Greetings from the Pickwick Hotel in downtown San Francisco. The city by the bay is as beautiful as I recalled it. In the past I've always stayed in the San Jose area and made day trips to the "city" which popular music accuses of collecting left-behind hearts.
We made a mistake on this trip. Staying in down town it is not necessary to rent a car. In fact it is better NOT to rent a car. A pass on the local mass-transit system will cost less than a day of parking. This does not include even the convenience factor of not having to locate scarce parking.
On Thursday night when we got to town we took a dinner cruise. We had a thoroughly enjoyable time with views of a spectacular sunset as the sun slipped below the ocean and we slipped under the Golden Gate Bridge as the electrical lights took over from the solar globe. Adding to the enjoyment was a pair of enjoyable fellows sitting at the next table, a couple of friendly competitors in the chemical business.
Friday brought a day to visit Alcatraz. Having been here a few times in the past I'd never made it to the fort turned prison and latter day park. Visiting The Rock in the early summer means there is a larger than usual portion of the island that is off-limits to bipedal visitors of the human variety to ensure the greater success of our avian cousins in their nesting pursuits. It is worth noting that there are tickets sold every morning so even if you can't wait for the next reserved slots you can make an early-morning trip to pick up some tickets.

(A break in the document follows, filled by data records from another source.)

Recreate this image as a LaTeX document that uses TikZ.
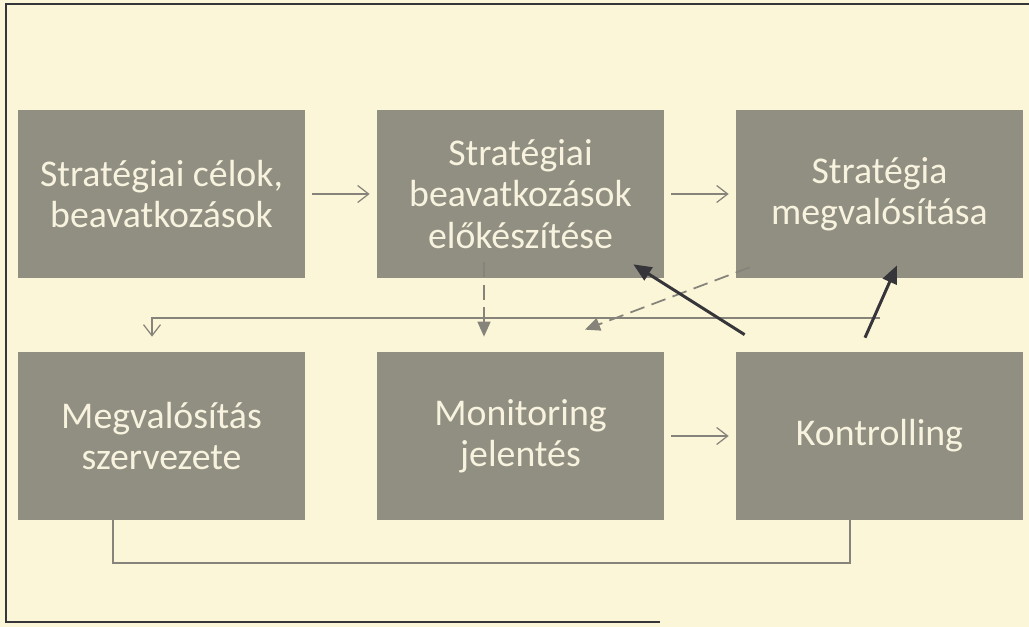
\documentclass[tikz,border=0pt]{standalone}
\usepackage{fontspec}
\setmainfont{Carlito}
\usepackage{xcolor}
\usepackage{tikz}
\usetikzlibrary{arrows.meta,positioning}

\definecolor{paper}{HTML}{FBF6D8}
\definecolor{boxgray}{HTML}{918F82}
\definecolor{boxtext}{HTML}{F7F3DF}
\definecolor{linegray}{HTML}{85837A}
\definecolor{darkline}{HTML}{35353A}

\begin{document}
\begin{tikzpicture}[node distance=7.18cm, auto]
        \tikzset{phase/.style={rectangle, fill=boxgray, text=boxtext, minimum width=5.74cm, minimum height=3.36cm, align=center, font=\fontsize{21.5}{23.5}\selectfont}}
        \tikzset{flow/.style={draw=linegray, line width=0.7pt, -{Straight Barb[length=2.2mm,width=3.4mm]}}}
        \tikzset{dflow/.style={draw=linegray, line width=1pt, dash pattern=on 3mm off 1.5mm, -{Triangle[length=3mm,width=2.6mm]}}}
        \tikzset{back/.style={draw=darkline, line width=1.7pt, -{Triangle[length=3.6mm,width=3mm]}}}

        % paper and frame
        \fill [paper] (0,0) rectangle (20.58,-12.54);
        \useasboundingbox (0,0) rectangle (20.58,-12.54);
        \draw [darkline, line width=0.9pt] (20.58,-0.08) -- (0.12,-0.08) -- (0.12,-12.44) -- (13.2,-12.44);

        \node [phase] (goals) at (3.23,-3.88) {Stratégiai célok,\\beavatkozások};
        \node [phase, right of=goals] (prep) {Stratégiai\\beavatkozások\\előkészítése};
        \node [phase, right of=prep] (impl) {Stratégia\\megvalósítása};
        \node [phase, below of=goals, node distance=4.84cm] (org) {Megvalósítás\\szervezete};
        \node [phase, right of=org] (mon) {Monitoring\\jelentés};
        \node [phase, right of=mon] (ctrl) {Kontrolling};

        \coordinate (fork) at (17.6,-6.36);

        \draw [flow, shorten <=1.4mm, shorten >=1.4mm] (goals) -- (prep);
        \draw [flow, shorten <=1.4mm, shorten >=1.4mm] (prep) -- (impl);
        \draw [flow, shorten <=1.4mm, shorten >=1.4mm] (mon) -- (ctrl);
        \draw [flow] (fork) -| ([xshift=-1.9mm,yshift=3mm]org.north);

        \draw [dflow] ([xshift=-7.3mm,yshift=3.2mm]prep.south) -- ([xshift=-7.3mm,yshift=3mm]mon.north);
        \draw [dflow] ([xshift=2.8mm,yshift=2.2mm]impl.south west) -- ([xshift=12.9mm,yshift=4.4mm]mon.north);

        \draw [back] ([xshift=1.8mm,yshift=3.4mm]ctrl.north west) -- ([xshift=-6.2mm,yshift=2.8mm]prep.south east);
        \draw [back] ([xshift=-2.9mm,yshift=2.8mm]ctrl.north) -- ([xshift=3.5mm,yshift=2.6mm]impl.south);

        \draw [draw=linegray, line width=1pt] ([xshift=-9.7mm]org.south) -- ++(0,-0.86) -| ([xshift=-5.9mm]ctrl.south);
    \end{tikzpicture}
\end{document}
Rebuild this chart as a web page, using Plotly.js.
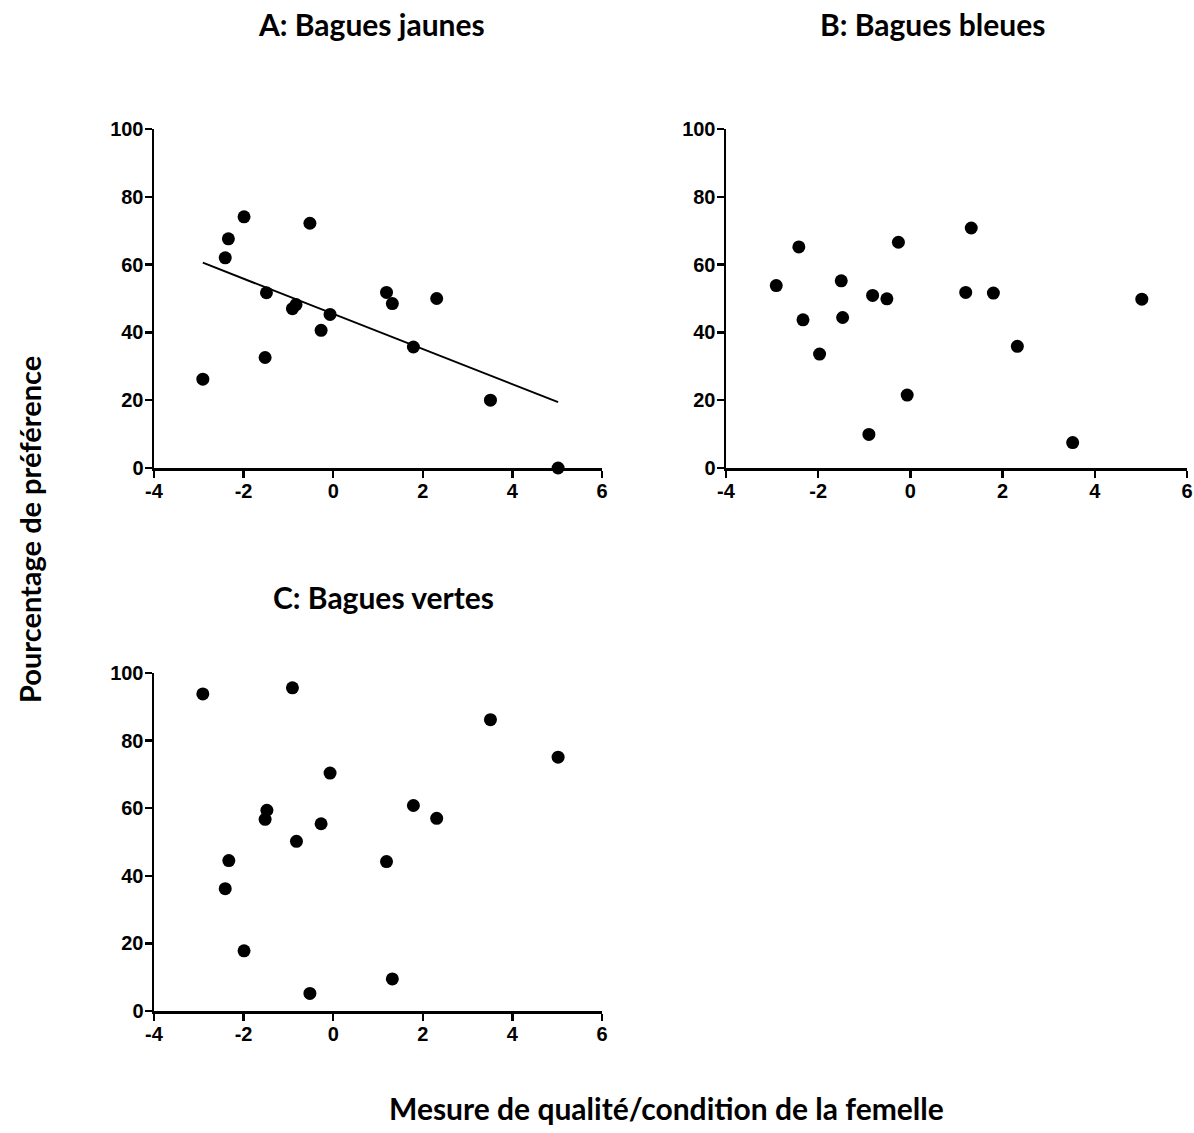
<!DOCTYPE html>
<html>
<head>
<meta charset="utf-8">
<script src="https://cdn.plot.ly/plotly-3.0.1.min.js"></script>
<style>html,body{margin:0;padding:0;background:#fff;}#chart{width:1194px;height:1133px;}</style>
</head>
<body>
<div id="chart"></div>
<script>
// Panel A: Bagues jaunes
const xA = [-2.91, -2.41, -2.34, -1.99, -1.49, -1.52, -0.91, -0.83, -0.52, -0.27, -0.07, 1.19, 1.32, 1.79, 2.31, 3.51, 5.02];
const yA = [26.2, 62.0, 67.6, 74.1, 51.7, 32.6, 47.0, 48.2, 72.2, 40.6, 45.3, 51.8, 48.5, 35.7, 50.0, 20.0, 0.0];
// Panel B: Bagues bleues
const xB = [-2.91, -2.42, -2.33, -1.97, -1.50, -1.47, -0.90, -0.82, -0.51, -0.26, -0.07, 1.20, 1.32, 1.80, 2.32, 3.52, 5.02];
const yB = [53.8, 65.2, 43.7, 33.6, 55.2, 44.4, 9.9, 50.9, 49.9, 66.6, 21.5, 51.8, 70.8, 51.6, 35.9, 7.5, 49.8];
// Panel C: Bagues vertes
const xC = [-2.91, -2.41, -2.33, -1.99, -1.48, -1.52, -0.91, -0.82, -0.52, -0.27, -0.07, 1.19, 1.32, 1.79, 2.31, 3.51, 5.02];
const yC = [93.8, 36.2, 44.5, 17.8, 59.4, 56.7, 95.6, 50.2, 5.2, 55.4, 70.4, 44.2, 9.5, 60.8, 57.0, 86.2, 75.1];

const panelTitles = ["A: Bagues jaunes", "B: Bagues bleues", "C: Bagues vertes"];
const xTitle = "Mesure de qualité/condition de la femelle";
const yTitle = "Pourcentage de préférence";
const xTicks = [-4, -2, 0, 2, 4, 6];
const yTicks = [0, 20, 40, 60, 80, 100];

// least-squares fit for panel A
function fit(xs, ys) {
  const n = xs.length;
  const mx = xs.reduce((a, b) => a + b, 0) / n;
  const my = ys.reduce((a, b) => a + b, 0) / n;
  let sxy = 0, sxx = 0;
  for (let i = 0; i < n; i++) { sxy += (xs[i] - mx) * (ys[i] - my); sxx += (xs[i] - mx) ** 2; }
  const b = sxy / sxx, a = my - b * mx;
  const x0 = Math.min(...xs), x1 = Math.max(...xs);
  return { x: [x0, x1], y: [a + b * x0, a + b * x1] };
}
const fA = fit(xA, yA);

const marker = { color: '#000', size: 13 };
const traces = [
  { x: xA, y: yA, type: 'scatter', mode: 'markers', marker: marker, xaxis: 'x', yaxis: 'y', cliponaxis: false },
  { x: fA.x, y: fA.y, type: 'scatter', mode: 'lines', line: { color: '#000', width: 2 }, xaxis: 'x', yaxis: 'y', cliponaxis: false },
  { x: xB, y: yB, type: 'scatter', mode: 'markers', marker: marker, xaxis: 'x2', yaxis: 'y2', cliponaxis: false },
  { x: xC, y: yC, type: 'scatter', mode: 'markers', marker: marker, xaxis: 'x3', yaxis: 'y3', cliponaxis: false }
];

const tickFont = { family: '"Liberation Sans", Arial, sans-serif', size: 20, color: '#000', weight: 'bold' };
function xax(dom, anchor) {
  return { domain: dom, anchor: anchor, range: [-4, 6], tickvals: xTicks, ticktext: xTicks.map(String),
    showline: true, linecolor: '#000', linewidth: 2.5, ticks: 'outside', ticklen: 7, tickwidth: 2.5, tickcolor: '#000',
    showgrid: false, zeroline: false, tickfont: tickFont, ticklabelstandoff: -4, fixedrange: true };
}
function yax(dom, anchor) {
  return { domain: dom, anchor: anchor, range: [0, 100], tickvals: yTicks, ticktext: yTicks.map(String),
    showline: true, linecolor: '#000', linewidth: 2.5, ticks: 'outside', ticklen: 7, tickwidth: 2.5, tickcolor: '#000',
    showgrid: false, zeroline: false, tickfont: tickFont, ticklabelstandoff: -3, fixedrange: true };
}
const W = 1194, H = 1133;
const titleFont = { family: 'Lato, "Open Sans", sans-serif', size: 30, color: '#000', weight: 'bold' };

const layout = {
  width: W, height: H, margin: { l: 0, r: 0, t: 0, b: 0 },
  paper_bgcolor: '#fff', plot_bgcolor: '#fff', showlegend: false,
  xaxis: xax([154 / W, 602 / W], 'y'),
  yaxis: yax([(H - 468) / H, (H - 129) / H], 'x'),
  xaxis2: xax([726 / W, 1187 / W], 'y2'),
  yaxis2: yax([(H - 468) / H, (H - 129) / H], 'x2'),
  xaxis3: xax([154 / W, 602 / W], 'y3'),
  yaxis3: yax([(H - 1011) / H, (H - 673) / H], 'x3'),
  annotations: [
    { text: panelTitles[0], x: 371 / W, y: 1 - 24 / H, xref: 'paper', yref: 'paper', showarrow: false, font: titleFont, xanchor: 'center', yanchor: 'middle' },
    { text: panelTitles[1], x: 932 / W, y: 1 - 24 / H, xref: 'paper', yref: 'paper', showarrow: false, font: titleFont, xanchor: 'center', yanchor: 'middle' },
    { text: panelTitles[2], x: 383 / W, y: 1 - 597 / H, xref: 'paper', yref: 'paper', showarrow: false, font: titleFont, xanchor: 'center', yanchor: 'middle' },
    { text: xTitle, x: 666 / W, y: 1 - 1108 / H, xref: 'paper', yref: 'paper', showarrow: false, font: titleFont, xanchor: 'center', yanchor: 'middle' },
    { text: yTitle, x: 29 / W, y: 1 - 530 / H, xref: 'paper', yref: 'paper', showarrow: false, font: Object.assign({}, titleFont, { size: 29 }), textangle: -90, xanchor: 'center', yanchor: 'middle' }
  ]
};
Plotly.newPlot('chart', traces, layout, { displayModeBar: false, staticPlot: true });
</script>
</body>
</html>
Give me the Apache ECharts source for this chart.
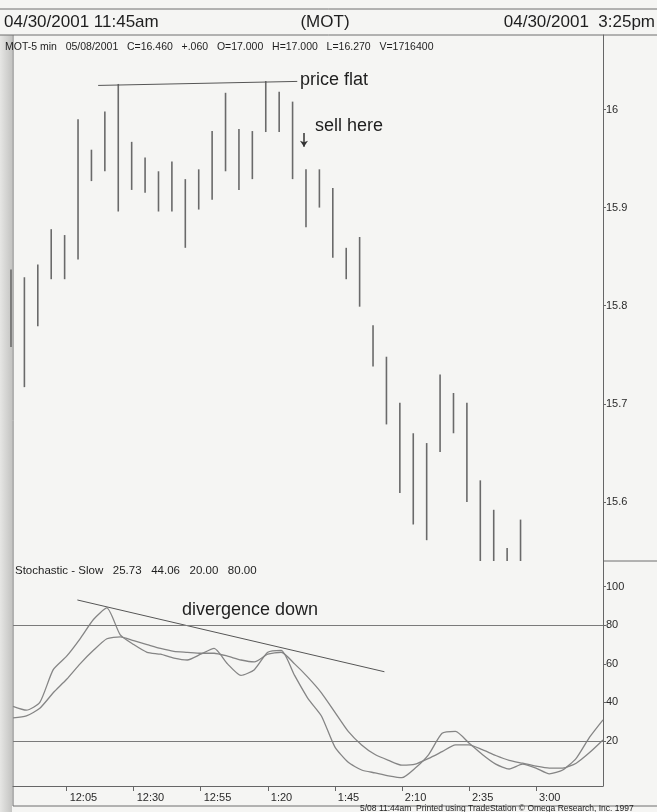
<!DOCTYPE html>
<html>
<head>
<meta charset="utf-8">
<title>MOT 5 min - Stochastic Slow</title>
<script src="https://cdn.jsdelivr.net/npm/echarts@6.0.0/dist/echarts.min.js"></script>
<style>
  html, body { margin: 0; padding: 0; background: #f5f5f3; }
  #chart { width: 657px; height: 812px; }
</style>
</head>
<body>
<div id="chart"></div>
<script>
// 5 min bars from 11:45am to 3:25pm (45 bars), last ones are below the visible price range
const barHigh = [15.837, 15.829, 15.842, 15.878, 15.872, 15.990, 15.959, 15.998, 16.026, 15.967,
  15.951, 15.937, 15.947, 15.929, 15.939, 15.978, 16.017, 15.980, 15.978, 16.029,
  16.018, 16.008, 15.939, 15.939, 15.920, 15.859, 15.870, 15.780, 15.748, 15.701,
  15.670, 15.660, 15.730, 15.711, 15.701, 15.622, 15.592, 15.553, 15.582,
  null, null, null, null, null, null];
const barLow = [15.758, 15.717, 15.779, 15.827, 15.827, 15.847, 15.927, 15.937, 15.896, 15.918,
  15.915, 15.896, 15.896, 15.859, 15.898, 15.908, 15.937, 15.918, 15.929, 15.977,
  15.977, 15.929, 15.880, 15.900, 15.849, 15.827, 15.799, 15.738, 15.679, 15.609,
  15.577, 15.561, 15.651, 15.670, 15.600, 15.52, 15.51, 15.50, 15.50,
  null, null, null, null, null, null];

// stochastic slow, two lines
const stochK = [38, 36, 40, 57, 64, 73, 83, 89, 75, 70,
  66, 65, 63, 62, 65, 68, 60, 54, 57, 66,
  67, 54, 42, 33, 17, 9, 5, 3.5, 2, 1,
  6, 13, 24, 25, 19, 13, 8, 5.5, 8, 6,
  3, 5, 11, 22, 31];
const stochD = [32, 33, 37, 45, 52, 60, 67, 73, 74, 72,
  70, 68, 66.5, 66, 65.5, 65.5, 64, 62, 61, 65,
  66, 60, 53, 45, 35, 25, 18, 13, 10, 7.5,
  8, 11, 14.5, 18, 18, 15.5, 12.5, 10, 8.5, 7,
  6, 6, 8.5, 14, 20.5];

const timeLabels = ['12:05', '12:30', '12:55', '1:20', '1:45', '2:10', '2:35', '3:00'];
const timeLabelBars = [4, 9, 14, 19, 24, 29, 34, 39];
const priceTicks = [15.6, 15.7, 15.8, 15.9, 16];
const stochTicks = [20, 40, 60, 80, 100];
const stochLevels = [80, 20];

// annotations, in [bar index, value]
const flatLine = [[6.5, 16.0245], [21.35, 16.0286]];
const sellArrow = [[21.85, 15.976], [21.85, 15.962]];
const divergenceLine = [[4.8, 93.1], [27.7, 55.9]];

const font = "'Liberation Sans', Arial, sans-serif";
const chart = echarts.init(document.getElementById('chart'));

const bars = [];
barHigh.forEach((h, i) => {
  if (h != null) bars.push([i, h, barLow[i]]);
});

function renderBar(params, api) {
  const cs = params.coordSys;
  const hi = api.coord([api.value(0), api.value(1)]);
  const lo = api.coord([api.value(0), api.value(2)]);
  const y1 = Math.max(hi[1], cs.y);
  const y2 = Math.min(lo[1], cs.y + cs.height);
  if (y1 >= y2) return null;
  return {
    type: 'line',
    shape: { x1: hi[0], y1: y1, x2: hi[0], y2: y2 },
    style: { stroke: '#6a6a6a', lineWidth: 1.6 }
  };
}

function txt(x, y, text, size, align) {
  return {
    type: 'text', x: x, y: y,
    style: { text: text, font: size + 'px ' + font, fill: '#1e1e1e', textAlign: align || 'left', textVerticalAlign: 'middle' }
  };
}
function ln(x1, y1, x2, y2) {
  return { type: 'line', shape: { x1: x1, y1: y1, x2: x2, y2: y2 }, style: { stroke: '#6e6e6e', lineWidth: 1 } };
}

const axisLabelStyle = { fontSize: 11, color: '#2a2a2a', fontFamily: font };

chart.setOption({
  animation: false,
  backgroundColor: 'transparent',
  grid: [
    { left: 13, right: 54, top: 35, height: 526 },
    { left: 13, right: 54, top: 561, height: 225 }
  ],
  xAxis: [
    { gridIndex: 0, type: 'value', min: 0.15, max: 44.15, show: false },
    {
      gridIndex: 1, type: 'value', min: 0, max: 44,
      axisLine: { show: true, onZero: false, lineStyle: { color: '#666', width: 1 } },
      axisTick: { show: true, customValues: timeLabelBars, length: 5, lineStyle: { color: '#666' } },
      axisLabel: Object.assign({
        customValues: timeLabelBars,
        formatter: v => timeLabels[timeLabelBars.indexOf(v)],
        align: 'left', padding: [0, 0, 0, 3], margin: 6
      }, axisLabelStyle),
      splitLine: { show: false }
    }
  ],
  yAxis: [
    {
      gridIndex: 0, type: 'value', position: 'right', min: 15.5398, max: 16.0759,
      axisLine: { show: true, onZero: false, lineStyle: { color: '#666', width: 1 } },
      axisTick: { show: true, customValues: priceTicks, length: 3, lineStyle: { color: '#666' } },
      axisLabel: Object.assign({
        customValues: priceTicks,
        formatter: v => String(+v.toFixed(1)),
        margin: 3
      }, axisLabelStyle),
      splitLine: { show: false }
    },
    {
      gridIndex: 1, type: 'value', position: 'right', min: -3.3, max: 113.3,
      axisLine: { show: true, onZero: false, lineStyle: { color: '#666', width: 1 } },
      axisTick: { show: true, customValues: stochTicks, length: 3, lineStyle: { color: '#666' } },
      axisLabel: Object.assign({ customValues: stochTicks, margin: 3 }, axisLabelStyle),
      splitLine: { show: false }
    }
  ],
  series: [
    {
      type: 'custom', name: 'MOT', xAxisIndex: 0, yAxisIndex: 0,
      renderItem: renderBar, data: bars, silent: true
    },
    {
      type: 'line', xAxisIndex: 0, yAxisIndex: 0, data: flatLine,
      symbol: 'none', silent: true,
      lineStyle: { color: '#555', width: 1 },
      markLine: {
        silent: true, symbol: ['none', 'arrow'], symbolSize: 6, label: { show: false },
        lineStyle: { color: '#333', width: 1.5, type: 'solid' },
        data: [[{ coord: sellArrow[0] }, { coord: sellArrow[1] }]]
      }
    },
    {
      type: 'line', name: '%K', xAxisIndex: 1, yAxisIndex: 1,
      data: stochK.map((v, i) => [i, v]),
      symbol: 'none', smooth: 0.2, silent: true,
      lineStyle: { color: '#858585', width: 1.3 }
    },
    {
      type: 'line', name: '%D', xAxisIndex: 1, yAxisIndex: 1,
      data: stochD.map((v, i) => [i, v]),
      symbol: 'none', smooth: 0.2, silent: true,
      lineStyle: { color: '#858585', width: 1.3 },
      markLine: {
        silent: true, symbol: 'none', label: { show: false },
        lineStyle: { color: '#7a7a7a', width: 1, type: 'solid' },
        data: stochLevels.map(v => ({ yAxis: v }))
      }
    },
    {
      type: 'line', xAxisIndex: 1, yAxisIndex: 1, data: divergenceLine,
      symbol: 'none', silent: true,
      lineStyle: { color: '#555', width: 1 }
    }
  ],
  graphic: [
    {
      type: 'rect', z: -10, shape: { x: 0, y: 35, width: 12, height: 777 },
      style: { fill: new echarts.graphic.LinearGradient(0, 0, 1, 0, [
        { offset: 0, color: '#e6e6e4' }, { offset: 1, color: '#c4c4c2' }]) }
    },
    ln(0, 9, 657, 9),
    ln(0, 35, 657, 35),
    ln(13, 35, 13, 806),
    ln(603, 561, 657, 561),
    ln(13, 806, 657, 806),
    txt(4, 22, '04/30/2001 11:45am', 17),
    txt(325, 22, '(MOT)', 17, 'center'),
    txt(655, 22, '04/30/2001  3:25pm', 17, 'right'),
    txt(5, 47, 'MOT-5 min   05/08/2001   C=16.460   +.060   O=17.000   H=17.000   L=16.270   V=1716400', 10.5),
    txt(15, 571, 'Stochastic - Slow   25.73   44.06   20.00   80.00', 11.5),
    txt(300, 80, 'price flat', 18),
    txt(315, 126, 'sell here', 18),
    txt(182, 610, 'divergence down', 18),
    txt(360, 809, '5/08 11:44am  Printed using TradeStation \u00a9 Omega Research, Inc. 1997', 8.5)
  ]
});
</script>
</body>
</html>
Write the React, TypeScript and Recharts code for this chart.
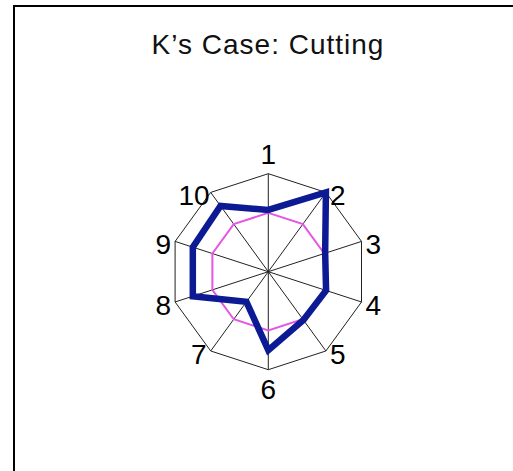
import React from "react";
import { RadarChart, Radar, PolarGrid, PolarAngleAxis, PolarRadiusAxis } from "recharts";

const categories = ["1", "2", "3", "4", "5", "6", "7", "8", "9", "10"];
const caseK = [3.15, 5, 3.05, 3.1, 3.05, 4, 1.9, 4.05, 4.05, 4.15];
const reference = [3, 3, 3, 3, 3, 3, 3, 3, 3, 3];
const radiusTicks = [0, 5];

const data = categories.map((c, i) => ({ name: c, k: caseK[i], ref: reference[i] }));

const W = 513;
const H = 471;
const CX = 268.3;
const CY = 271.7;
const R = 98;
const FONT = "'Liberation Sans', Arial, sans-serif";

const Tick = (props: any) => {
  const { x, y, payload } = props;
  const a = Math.atan2(CY - y, x - CX);
  const c = Math.cos(a);
  const s = Math.sin(a);
  const vx = CX + R * c;
  const vy = CY - R * s;
  let tx = vx;
  let cyText = vy + 3;
  let anchor: "start" | "end" | "middle" = "middle";
  if (Math.abs(c) < 0.1) {
    cyText = s > 0 ? vy - 20 : vy + 19;
  } else if (c > 0) {
    anchor = "start";
    tx = vx + 4;
  } else {
    anchor = "end";
    tx = vx - (payload.value === "10" ? 1 : 4);
  }
  return (
    <text x={tx} y={cyText + 10} textAnchor={anchor} fontSize={28} fontFamily={FONT} fill="#000">
      {payload.value}
    </text>
  );
};

export default function App() {
  return (
    <div style={{ position: "fixed", left: 0, top: 0, width: W, height: H, background: "#fff", overflow: "hidden" }}>
      <div style={{ position: "absolute", left: 13, top: 5, width: W - 13, height: 1.5, background: "#000" }} />
      <div style={{ position: "absolute", left: 13, top: 5, height: H - 5, width: 1.5, background: "#000" }} />
      <div
        style={{
          position: "absolute",
          left: 0,
          width: 536,
          top: 31,
          textAlign: "center",
          fontFamily: FONT,
          fontSize: 28,
          lineHeight: "28px",
          letterSpacing: 1,
          color: "#111",
        }}
      >
        K’s Case: Cutting
      </div>
      <div style={{ position: "absolute", left: 0, top: 0 }}>
        <RadarChart width={W} height={H} data={data} cx={CX} cy={CY} outerRadius={R} margin={{ top: 0, right: 0, bottom: 0, left: 0 }}>
          <PolarGrid gridType="polygon" stroke="#222" strokeWidth={1} />
          <PolarAngleAxis dataKey="name" tick={<Tick />} axisLine={false} tickLine={false} />
          <PolarRadiusAxis domain={[0, 5]} ticks={radiusTicks as any} tickCount={2} tick={false} axisLine={false} />
          <Radar dataKey="ref" stroke="#e456e4" strokeWidth={2} fill="none" fillOpacity={0} dot={false} isAnimationActive={false} />
          <Radar dataKey="k" stroke="#0c1a94" strokeWidth={6.5} strokeLinejoin="miter" fill="none" fillOpacity={0} dot={false} isAnimationActive={false} />
        </RadarChart>
      </div>
    </div>
  );
}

Prior to the early-morning pilgrimage to get the Alcatraz tickets the Regal Princess had arrived at it's berth at Pier 35. Early in the morning there was a stirring about the ship but it did not reveal how active the street would be just a few hours later. Turning on to the Embaracadero the ship rises large above the piers that flank it.
Following an entirely forgettable (except in the pocket book department) breakfast at the hotel we spent much of the day on Pier 39. The overly commercial area was bustling with the comings and goings of the passengers who were headed to Alaska. The fresh fruit stand, made up to look like a local market, sells Sunkist branded fruit at nearly nine dollars a pound - a price to make even the most enterprising airport marketeer proud.
The semaphores flap and pop in the wind as they provide colorful decoration to the ridge of the ship while it sits in port. Walking along the street end of Pier 35 one sees a classless gathering that pairs the maintenance worker, police officer and corporate suit in the wake of the good-humor cart. The sounds of the semaphores in the wind mix with the rough scraping and clanking of the historic street cars and the collection of the scavenging gulls and pigeons.